What is the kinetic energy of one molecule of a polyatomic gas? According to Kinetic theory, the kinetic energy of one molecule of gas is 3/2kT. Is this true for diatomic and polyatomic gases as well?
I've read that a diatomic gas has 5 degrees of freedom (3 translational +2 rotational), and according to the Law of Equipartition of Energy, each degree of freedom contributes an energy of 1/2kT. So, shouldn't the kinetic energy of a diatomic gas like Chlorine actually be 5/2kT?
Or maybe the equation K.E. = 3/2kT only takes traslation motion into account and the K.E. they are talking about is actually translation one. Please tell me.
 A: Yes, you are correct. The total kinetic energy (including translational, rotational and vibrational) of a given molecule of a polyatomic gas is:
$$K =\frac f2 k_bT$$
Where $f$ is the number of degree of freedom of the molecule.
$$K =\frac 32 k_bT$$
Only takes the translational kinetic energy into account.
A: Kinetic theory assigns a degree of freedom to every quadratic term involving momentum (linear, rotational/angular, vibrational) and every quadratic term involving the cartesian co-ordinates appearing in the expression for the total energy for a molecule.
The Equipartition of Energy theorem then says that for a system in thermal equilibrium, each degree of freedom has an average energy of $k_BT/2$, where $T$ is the absolute temperature and $k_B$ is Boltzmann's constant.
If a molecule has $f$ degrees of freedom then the total energy of a molecule
is
$$E_{molecule} = \frac{f}{2}k_BT\,.
$$
However, there is a problem since each degree of freedom a molecule can possibly possess does not always contribute to its energy. This is because the contribution by the degrees of freedom to the energy of a molecule depends on the temperature of the gas.

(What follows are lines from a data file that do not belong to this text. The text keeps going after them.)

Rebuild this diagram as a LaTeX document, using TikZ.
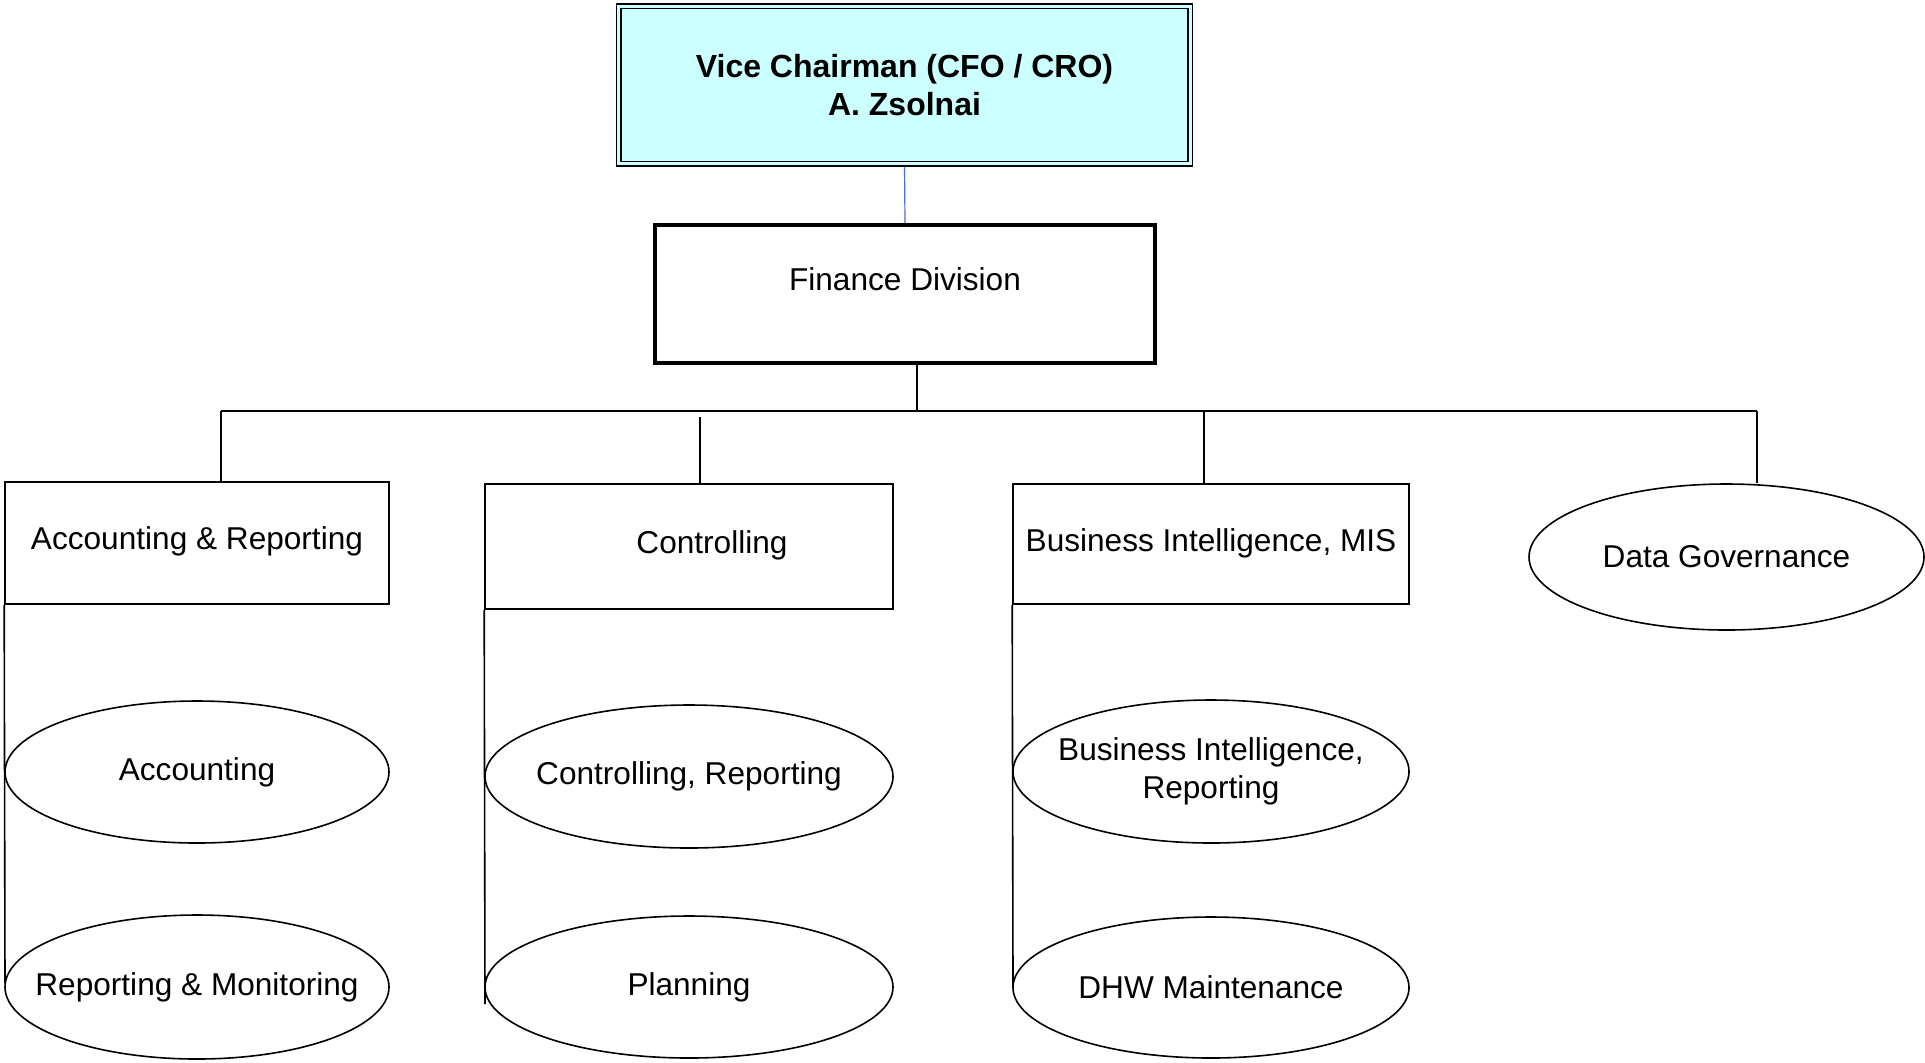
\documentclass[tikz,border=0pt]{standalone}
\usepackage{fontspec}
\setmainfont{Liberation Sans}
\usetikzlibrary{shapes.geometric}
\definecolor{headfill}{HTML}{CCFFFF}
\definecolor{linkblue}{HTML}{4472C4}
\begin{document}
\begin{tikzpicture}[x=0.5pt,y=-0.5pt,
  txt/.style={font=\fontsize{15.8pt}{19pt}\selectfont, align=center},
  unitbox/.style={draw, line width=0.8pt, rectangle, inner sep=0pt, txt},
  unitell/.style={draw, line width=0.8pt, ellipse, inner sep=0pt},
  conn/.style={line width=0.8pt},
]
\useasboundingbox (0,0) rectangle (1925,1062);

% head
\node[draw, line width=0.6pt, fill=headfill, rectangle, inner sep=0pt,
      minimum width=288pt, minimum height=81pt,
      font=\fontsize{16pt}{19pt}\selectfont\bfseries, align=center]
      (top) at (904.5,85) {Vice Chairman (CFO / CRO)\\A. Zsolnai};
\draw[line width=0.8pt] ([shift={(5,5)}]top.north west) rectangle ([shift={(-5,-5)}]top.south east);

% finance division
\node[draw, line width=2.2pt, rectangle, inner sep=0pt, minimum width=250pt, minimum height=69pt]
      (fin) at (905,294) {};
\node[txt] (fintxt) at (905,279) {Finance Division};
\draw[linkblue, line width=0.6pt] (top.south) -- (fin.north);

% units
\node[unitbox, minimum width=192pt, minimum height=61pt] (ar) at (197,543) {};
\node[txt] (artxt) at (197,541) {Accounting \& Reporting};
\node[unitbox, minimum width=204pt, minimum height=62.5pt] (ctrl) at (689,546.5) {};
\node[txt] (ctrltxt) at (712,545) {Controlling};
\node[unitbox, minimum width=198pt, minimum height=60pt] (bi) at (1211,544) {};
\node[txt] (bitxt) at (1211,543) {Business Intelligence, MIS};
\node[unitell, minimum width=197.5pt, minimum height=73pt] (dg) at (1726.5,557) {};
\node[txt] (dgtxt) at (dg.center) {Data Governance};

% sub units
\node[unitell, minimum width=192pt, minimum height=71pt] (acc) at (197,772) {};
\node[txt] (acctxt) at (acc.center) {Accounting};
\node[unitell, minimum width=192pt, minimum height=72pt] (rm) at (197,987) {};
\node[txt] (rmtxt) at (rm.center) {Reporting \& Monitoring};
\node[unitell, minimum width=204pt, minimum height=71.5pt] (cr) at (689,776.5) {};
\node[txt] (crtxt) at (cr.center) {Controlling, Reporting};
\node[unitell, minimum width=204pt, minimum height=71pt] (pl) at (689,987) {};
\node[txt] (pltxt) at (pl.center) {Planning};
\node[unitell, minimum width=198pt, minimum height=71.5pt] (bir) at (1211,771.5) {};
\node[txt] (birtxt) at (bir.center) {Business Intelligence,\\Reporting};
\node[unitell, minimum width=198pt, minimum height=70.5pt] (dhw) at (1211,987.5) {};
\node[txt] (dhwtxt) at (dhw.center) {DHW Maintenance};

% bus
\coordinate (finout) at (917,294);
\coordinate (busL) at (221,411);
\coordinate (busR) at (1757,411);
\coordinate (ctrlin) at (700,417);
\coordinate (biin) at (1204,411);
\draw[conn] (finout |- fin.south) -- (finout |- busL);
\draw[conn] (busL) -- (busR);
\draw[conn] (busL) -- (busL |- ar.north);
\draw[conn] (ctrlin) -- (ctrlin |- ctrl.north);
\draw[conn] (biin) -- (biin |- bi.north);
\draw[conn] (busR) -- (busR |- dg.north);

% side lines
\coordinate (arend) at (5,983);
\coordinate (ctrlend) at (485,1004);
\coordinate (biend) at (1013,988);
\draw[conn] (ar.south west) -- (arend);
\draw[conn] (ctrl.south west) -- (ctrlend);
\draw[conn] (bi.south west) -- (biend);
\end{tikzpicture}
\end{document}
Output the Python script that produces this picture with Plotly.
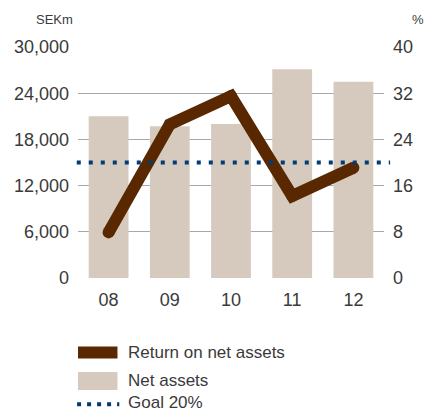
import plotly.graph_objects as go

# Fiscal years and figures
years = ["08", "09", "10", "11", "12"]
net_assets = [21000, 19700, 20000, 27100, 25500]      # SEKm, left axis
return_on_net_assets = [7.9, 26.6, 31.5, 14.2, 19.1]  # %, right axis
goal_pct = 20

left_ticks = [0, 6000, 12000, 18000, 24000, 30000]
left_tick_text = ["0", "6,000", "12,000", "18,000", "24,000", "30,000"]
right_ticks = [0, 8, 16, 24, 32, 40]

BAR_COLOR = "#d6cabe"
LINE_COLOR = "#592800"
GOAL_COLOR = "#003b73"
TEXT_COLOR = "#3a3a3a"
FONT = "Liberation Sans"

fig = go.Figure()

fig.add_trace(go.Bar(
    x=years, y=net_assets, name="Net assets",
    marker=dict(color=BAR_COLOR, line=dict(width=0)),
    showlegend=False,
))

fig.add_trace(go.Scatter(
    x=years, y=return_on_net_assets, name="Return on net assets",
    yaxis="y2", mode="lines+markers",
    line=dict(color=LINE_COLOR, width=12),
    marker=dict(color=LINE_COLOR, size=12, line=dict(width=0)),
    showlegend=False,
))

# Goal line across the full plot width
fig.add_shape(
    type="line", xref="paper", yref="y2",
    x0=-0.004, x1=1.02, y0=goal_pct, y1=goal_pct,
    line=dict(color=GOAL_COLOR, width=4, dash="4px,8px"),
)

# Legend drawn below the plot
fig.add_shape(type="rect", xref="paper", yref="paper",
              x0=0.0, x1=0.129, y0=-0.296, y1=-0.348,
              fillcolor=LINE_COLOR, line=dict(width=0))
fig.add_shape(type="rect", xref="paper", yref="paper",
              x0=0.0, x1=0.129, y0=-0.407, y1=-0.485,
              fillcolor=BAR_COLOR, line=dict(width=0))
fig.add_shape(type="line", xref="paper", yref="paper",
              x0=-0.003, x1=0.135, y0=-0.547, y1=-0.547,
              line=dict(color=GOAL_COLOR, width=4, dash="4px,6px"))

legend_items = [("Return on net assets", -0.322), ("Net assets", -0.445), ("Goal 20%", -0.540)]
for label, ypos in legend_items:
    fig.add_annotation(
        text=label, xref="paper", yref="paper", x=0.157, y=ypos,
        xanchor="left", yanchor="middle", showarrow=False,
        font=dict(family=FONT, size=17, color=TEXT_COLOR),
    )

# Axis unit captions
fig.add_annotation(text="SEKm", xref="paper", yref="paper", x=-0.145, y=1.118,
                   xanchor="left", yanchor="middle", showarrow=False,
                   font=dict(family=FONT, size=13, color=TEXT_COLOR))
fig.add_annotation(text="%", xref="paper", yref="paper", x=1.085, y=1.118,
                   xanchor="left", yanchor="middle", showarrow=False,
                   font=dict(family=FONT, size=13, color=TEXT_COLOR))

fig.update_layout(
    width=425, height=413,
    margin=dict(l=78, r=30, t=47, b=135),
    paper_bgcolor="white", plot_bgcolor="white",
    bargap=0.35,
    font=dict(family=FONT, size=18, color=TEXT_COLOR),
    xaxis=dict(
        showgrid=False, showline=False, zeroline=False,
        ticks="", ticklabelstandoff=9,
        tickfont=dict(size=18),
    ),
    yaxis=dict(
        range=[0, 30000], tickvals=left_ticks, ticktext=left_tick_text,
        showgrid=True, gridcolor="#a8a8a8", gridwidth=1,
        zeroline=True, zerolinecolor="rgba(0,0,0,0)",
        showline=False, ticks="", ticklabelstandoff=8,
        tickfont=dict(size=18),
    ),
    yaxis2=dict(
        range=[0, 40], tickvals=right_ticks,
        overlaying="y", side="right",
        showgrid=False, zeroline=False, showline=False,
        ticks="", ticklabelstandoff=8,
        tickfont=dict(size=18),
    ),
    showlegend=False,
)

fig.write_html("out.html")
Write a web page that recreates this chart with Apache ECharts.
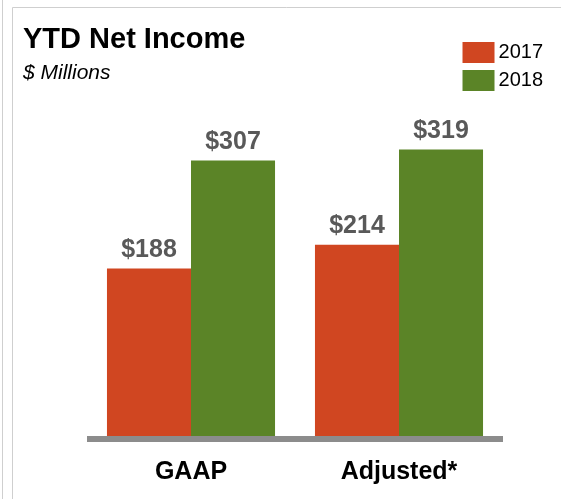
<!DOCTYPE html>
<html>
<head>
<meta charset="utf-8">
<script src="https://cdn.jsdelivr.net/npm/echarts@6/dist/echarts.min.js"></script>
<style>
  html, body { margin: 0; padding: 0; background: #fff; }
  #chart { width: 561px; height: 499px; }
</style>
</head>
<body>
<div id="chart"></div>
<script>
// data
const categories = ['GAAP', 'Adjusted*'];
const years = ['2017', '2018'];
const income2017 = [188, 214];
const income2018 = [307, 319];

const chart = echarts.init(document.getElementById('chart'));

const labelStyle = {
  show: true,
  position: 'top',
  distance: 6,
  formatter: p => '$' + p.value,
  fontFamily: 'Liberation Sans, Arial',
  fontWeight: 'bold',
  fontSize: 25,
  color: '#595959'
};

const option = {
  animation: false,
  backgroundColor: '#fff',
  textStyle: { fontFamily: 'Liberation Sans, Arial' },
  // panel borders
  graphic: [
    { type: 'line', shape: { x1: 2.5, y1: 0, x2: 2.5, y2: 499 }, style: { stroke: '#cfcfcf', lineWidth: 1 } },
    { type: 'line', shape: { x1: 12.5, y1: 7.5, x2: 12.5, y2: 499 }, style: { stroke: '#cfcfcf', lineWidth: 1 } },
    { type: 'line', shape: { x1: 12.5, y1: 7.5, x2: 561, y2: 7.5 }, style: { stroke: '#cfcfcf', lineWidth: 1 } }
  ],
  title: {
    text: 'YTD Net Income',
    subtext: '$ Millions',
    left: 18,
    top: 20,
    itemGap: 9,
    textStyle: { fontFamily: 'Liberation Sans, Arial', fontWeight: 'bold', fontSize: 29, color: '#000' },
    subtextStyle: { fontFamily: 'Liberation Sans, Arial', fontStyle: 'italic', fontSize: 21, color: '#000' }
  },
  legend: {
    data: years,
    orient: 'vertical',
    right: 13,
    top: 37,
    itemWidth: 32,
    itemHeight: 21,
    itemGap: 7,
    icon: 'rect',
    textStyle: { fontSize: 20, color: '#000', padding: [0, 0, 0, -1] }
  },
  grid: {
    left: 87,
    right: 58,
    top: 76,
    bottom: 60,
    containLabel: false
  },
  xAxis: {
    type: 'category',
    data: categories,
    z: 5,
    axisLine: { lineStyle: { color: '#8c8c8c', width: 6, cap: 'butt' } },
    axisTick: { show: false },
    axisLabel: {
      margin: 21,
      fontFamily: 'Liberation Sans, Arial',
      fontWeight: 'bold',
      fontSize: 25,
      color: '#000'
    }
  },
  yAxis: {
    type: 'value',
    min: 0,
    max: 400,
    show: false,
    splitLine: { show: false }
  },
  series: [
    {
      name: years[0],
      type: 'bar',
      data: income2017,
      barGap: '0%',
      barCategoryGap: '19.2%',
      itemStyle: { color: '#d04621' },
      label: labelStyle
    },
    {
      name: years[1],
      type: 'bar',
      data: income2018,
      itemStyle: { color: '#5b8427' },
      label: labelStyle
    }
  ]
};

chart.setOption(option);
window.addEventListener('resize', function () {
  chart.resize();
});
</script>
</body>
</html>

In the case of H$_2$, for example, at low temperatures (30 K) only translational degrees of freedom contribute to a molecule's energy but at 300 K both translational and rotational degrees of freedom contribute. Looking at hydrogen, it has 3 translational, 3 rotational (rotation about x, y and z axes) and 2 vibrational degrees of freedom. The three translational degrees of freedom contribute at 300 K but only 2 rotational degrees of freedom contribute to the energy of a molecule and to the specific heat at constant volume of the gas. The third rotational degree of freedom does not contribute because the energy $k_BT/2$ is small compared to the energy levels that quantum mechanics says a molecule can have for rotation about the axis along the bond that joins the atoms making up the molecule. (See also this link https://physics.stackexchange.com/a/168945/168935 .) The vibrational degrees of freedom are activated when the temperature reaches 5000 K, and are activated for the same reason.
The same general argument applies to a chlorine gas molecule
A: Equipartition is a classical approximation that holds for translational modes because they have very dense quantum energy levels. Rotational modes have wider energy spacing but still can typically be treated as classical at room temperature. So in this sense, counting 5 degrees of freedom for a diatomic gas is correct.
But the only reason not to include vibrational, electronic, etc. (ultimately degrees of freedom equal to 3 times the number of elementary particles in the molecule) is that the additional modes are "frozen" in their ground state, as the excited states are too high for thermal fluctuations to reach. At sufficiently high temperatures, these modes "unlock" and thermal energy goes into them as well.